I wrote a function:
def main_table(data, gby_lst, col):
df = data.groupby(gby_lst)[col].describe()
df = df.reset_index()
for i in ['25%', '50%', '75%', 'std', 'min', 'max', 'mean']:
df[i] = df[i].apply(lambda x: float("{:.2f}".format(x)))
df['Mean ± SD'] = (df[['mean', 'std']]
.apply(lambda row: ' ± '.join(row.values.astype(str)), axis=1)
)
df['Median (IQR)'] = (df['50%'].astype(str) + ' (' + df[['25%', '75%']].apply(lambda row: ' - '.join(row.values.astype(str)),
axis=1) + ')'
)
df['Range'] = (df[['min', 'max']]
.apply(lambda row: ' - '.join(row.values.astype(str)), axis=1)
)
summary_list = gby_lst + ['Mean ± SD', 'Median (IQR)', 'Range']

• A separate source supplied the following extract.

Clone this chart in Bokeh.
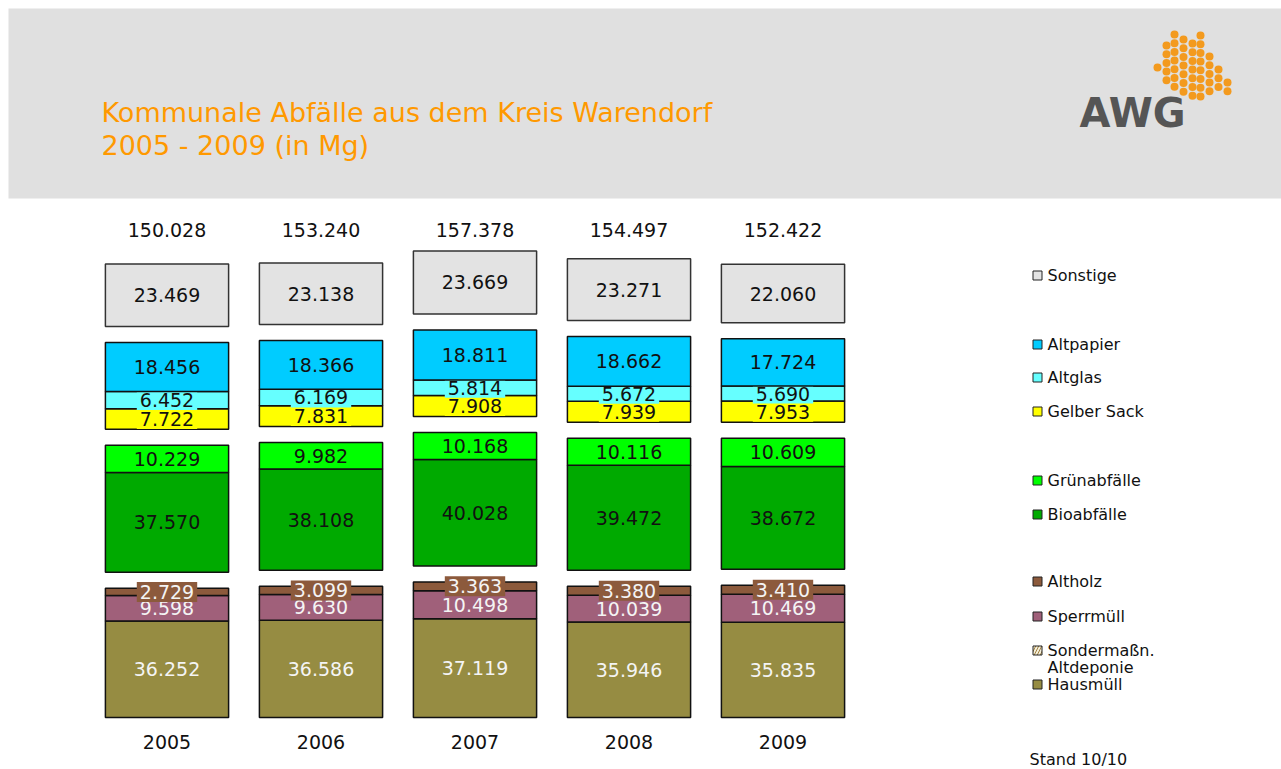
from bokeh.plotting import figure
from bokeh.models import ColumnDataSource, BoxAnnotation, Range1d
from bokeh.core.properties import value
from bokeh.embed import file_html
from bokeh.resources import INLINE

# ---------------- data (1000 Mg) ----------------
years = ["2005", "2006", "2007", "2008", "2009"]
totals = [150.028, 153.240, 157.378, 154.497, 152.422]

hausmuell = [36.252, 36.586, 37.119, 35.946, 35.835]
sondermassn = [0.0, 0.0, 0.0, 0.0, 0.0]
sperrmuell = [9.598, 9.630, 10.498, 10.039, 10.469]
altholz = [2.729, 3.099, 3.363, 3.380, 3.410]
bioabfaelle = [37.570, 38.108, 40.028, 39.472, 38.672]
gruenabfaelle = [10.229, 9.982, 10.168, 10.116, 10.609]
gelber_sack = [7.722, 7.831, 7.908, 7.939, 7.953]
altglas = [6.452, 6.169, 5.814, 5.672, 5.690]
altpapier = [18.456, 18.366, 18.811, 18.662, 17.724]
sonstige = [23.469, 23.138, 23.669, 23.271, 22.060]

series_names = ["Hausmüll", "Sondermaßn. Altdeponie", "Sperrmüll", "Altholz",
                "Bioabfälle", "Grünabfälle", "Gelber Sack", "Altglas",
                "Altpapier", "Sonstige"]
series_values = [hausmuell, sondermassn, sperrmuell, altholz, bioabfaelle,
                 gruenabfaelle, gelber_sack, altglas, altpapier, sonstige]

title_lines = ["Kommunale Abfälle aus dem Kreis Warendorf", "2005 - 2009 (in Mg)"]
footnote = "Stand 10/10"

# ---------------- styles / layout ----------------
series_group = [0, 0, 0, 0, 1, 1, 2, 2, 2, 3]
series_colors = ["#968C42", "#F5F0DC", "#A0607A", "#8C5A3C", "#00AA00",
                 "#00FF00", "#FFFF00", "#66FFFF", "#00CCFF", "#E3E3E3"]
label_colors = ["#F4F4F4", "#000000", "#F4F4F4", "#F4F4F4", "#111111",
                "#111111", "#111111", "#111111", "#111111", "#111111"]
label_bgs = [None, None, None, "#8C5A3C", None, None, "#FFFF00", "#66FFFF", None, None]
outline_colors = ["#111111"] * 9 + ["#333333"]

W, H = 1281, 769
K = 2.66          # px per 1000 Mg
BASE_PY = 717     # page y of bar base
X0 = 166.5        # page x of first bar centre
STEP = 154        # px between bars
GAP = 6.0         # gap between groups (data units)
BAR_W = 0.8
FONT = value("DejaVu Sans")


def X(px):  # page px -> data x
    return (px - X0) / STEP


def Y(py):  # page px -> data y
    return (BASE_PY - py) / K


p = figure(width=W, height=H, output_backend="svg", toolbar_location=None,
           x_range=Range1d(X(0), X(W)), y_range=Range1d(Y(H), Y(0)),
           x_axis_location=None, y_axis_location=None, min_border=0)
p.grid.visible = False
p.outline_line_color = None
p.background_fill_color = "white"
p.border_fill_color = "white"

# header band
p.add_layout(BoxAnnotation(left=X(8), top=Y(8), bottom=Y(198), fill_color="#E0E0E0",
                           fill_alpha=1.0, line_color=None, level="underlay"))

# title
p.text(x=[X(101), X(101)], y=[Y(112), Y(145)], text=title_lines,
       text_font=FONT, text_font_size="27px", text_color="#FF9900",
       text_align="left", text_baseline="middle")

# logo
dot_cols = [(1157, 67, 1), (1166, 45, 5), (1174, 34, 7), (1183, 39, 7),
            (1192, 43, 7), (1200, 35, 8), (1209, 56, 5), (1218, 69, 3), (1227, 82, 2)]
dx, dy = [], []
for cx, cy, n in dot_cols:
    for k in range(n):
        dx.append(X(cx))
        dy.append(Y(cy + k * 8.7))
p.scatter(x=dx, y=dy, size=8, fill_color="#F39A1E", line_color=None)
p.text(x=[X(1079)], y=[Y(112)], text=["AWG"], text_font=FONT,
       text_font_style="bold", text_font_size="40px", text_color="#555555",
       text_align="left", text_baseline="middle")

# stacked bars with group gaps
xs = list(range(len(years)))
bottoms = [0.0] * len(years)
prev_group = 0
for name, vals, grp, col, lcol, bg, ocol in zip(series_names, series_values, series_group,
                                                series_colors, label_colors, label_bgs,
                                                outline_colors):
    if grp != prev_group:
        bottoms = [b + GAP for b in bottoms]
        prev_group = grp
    tops = [b + v for b, v in zip(bottoms, vals)]
    if sum(vals) > 0:
        src = ColumnDataSource(dict(x=xs, bottom=bottoms, top=tops,
                                    mid=[(b + t) / 2 for b, t in zip(bottoms, tops)],
                                    lab=[f"{v:.3f}" for v in vals]))
        p.vbar(x="x", bottom="bottom", top="top", width=BAR_W, source=src,
               fill_color=col, line_color=ocol, line_width=1.5)
        kw = {}
        if bg is not None:
            kw = dict(background_fill_color=bg, padding=3)
        p.text(x="x", y="mid", text="lab", source=src, text_font=FONT,
               text_font_size="19px", text_color=lcol, text_align="center",
               text_baseline="middle", **kw)
    bottoms = tops

# totals and year labels
p.text(x=xs, y=[Y(229)] * len(xs), text=[f"{t:.3f}" for t in totals],
       text_font=FONT, text_font_size="19px", text_color="#111111",
       text_align="center", text_baseline="middle")
p.text(x=xs, y=[Y(741)] * len(xs), text=years,
       text_font=FONT, text_font_size="19px", text_color="#111111",
       text_align="center", text_baseline="middle")

# legend (manual)
legend_order = ["Sonstige", "Altpapier", "Altglas", "Gelber Sack", "Grünabfälle",
                "Bioabfälle", "Altholz", "Sperrmüll", "Sondermaßn. Altdeponie", "Hausmüll"]
legend_py = [275, 344, 377, 411, 480, 514, 581, 616, 650, 684]
for name, py in zip(legend_order, legend_py):
    i = series_names.index(name)
    kw = {}
    if name.startswith("Sonder"):
        kw = dict(hatch_pattern="/", hatch_color="#A08040", hatch_scale=6)
    p.scatter(x=[X(1037)], y=[Y(py)], marker="square", size=9,
              fill_color=series_colors[i], line_color="#222222", line_width=1, **kw)
    if name.startswith("Sonder"):
        lines = ["Sondermaßn.", "Altdeponie"]
        p.text(x=[X(1047), X(1047)], y=[Y(py), Y(py + 17)], text=lines,
               text_font=FONT, text_font_size="16px", text_color="#111111",
               text_align="left", text_baseline="middle")
    else:
        p.text(x=[X(1047)], y=[Y(py)], text=[name], text_font=FONT,
               text_font_size="16px", text_color="#111111",
               text_align="left", text_baseline="middle")

p.text(x=[X(1029)], y=[Y(759)], text=[footnote], text_font=FONT,
       text_font_size="16px", text_color="#111111", text_align="left",
       text_baseline="middle")

open("out.html", "w").write(file_html(p, INLINE))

return df.loc[:, summary_list]
But this will not include the ending 0s. For example, I want 3.40 ± 5.55
, this function currently gives me: 3.4 ± 5.55
.
How can I fix it?
Change the line from:
df[i] = df[i].apply(lambda x: float("{:.2f}".format(x)))
To this:
df[i] = df[i].apply(lambda x: "{:.2f}".format(x))
Python's float()
function will truncate 0s by default to save space, which it is doing when converting from a string
in this example. When using just the formatter {:.2f}
we are explicitly formatting the string
to have exactly 2 decimal places. In the first line, the formatter specifications are being overwritten after we cast it as float
.